# WSACI questions



## Windows on Wash (Aug 30, 2011)

rightit said:


> I have closed in a garage in order to make office space. I’ve reached the stage where, after my pending framing inspection, I can insulate. I’d like to use wet spray applied cellulose on the walls and R-19 bats for the ceiling (2x8 joists with attic space above, attic floor is decked).
> Pertinent information:
> 
> 1. Climate is hot/humid deep southeast U.S.
> ...


See responses in bold print.


----------



## rightit (Mar 5, 2011)

Hello again, WoW, and thank you for your comments.




> 1.





> After reading up a bit on cellulose, some opinions are that mold can be a real issue. If true, what steps can I take to prevent it?

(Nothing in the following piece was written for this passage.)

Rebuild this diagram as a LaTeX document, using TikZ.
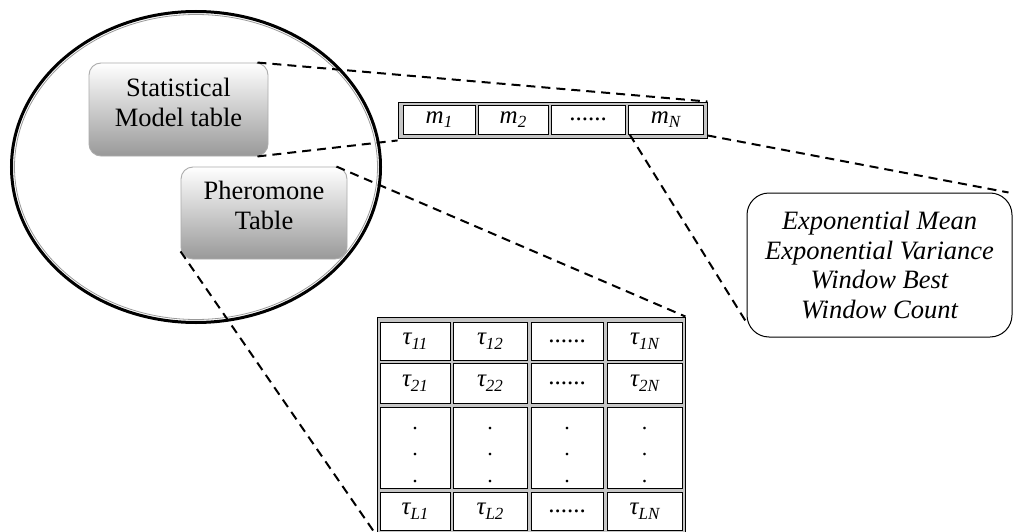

> *Make sure that the exterior wall is air tight. The issue is a warm, muggy climate will the the migration of humidity into the wall cavity and resultant dewpoint conditions with cooler interior framing/wall assemblies. Bulk air movement will carry much more moisture than diffusion.*


I'm not sure what you mean by exterior wall...the black board or the brick? And, of course, both are impossible to get 'airtight'. That said, the black board _does_ have some holes in it that I wonder what is the most effective way to seal up.

Again, thanks for your comments.


Mark

Edit: I just talked to a company that proposed to dry blow it with some kind of netting to hold it in the open stud wall? Would that eliminate the mold issues?


----------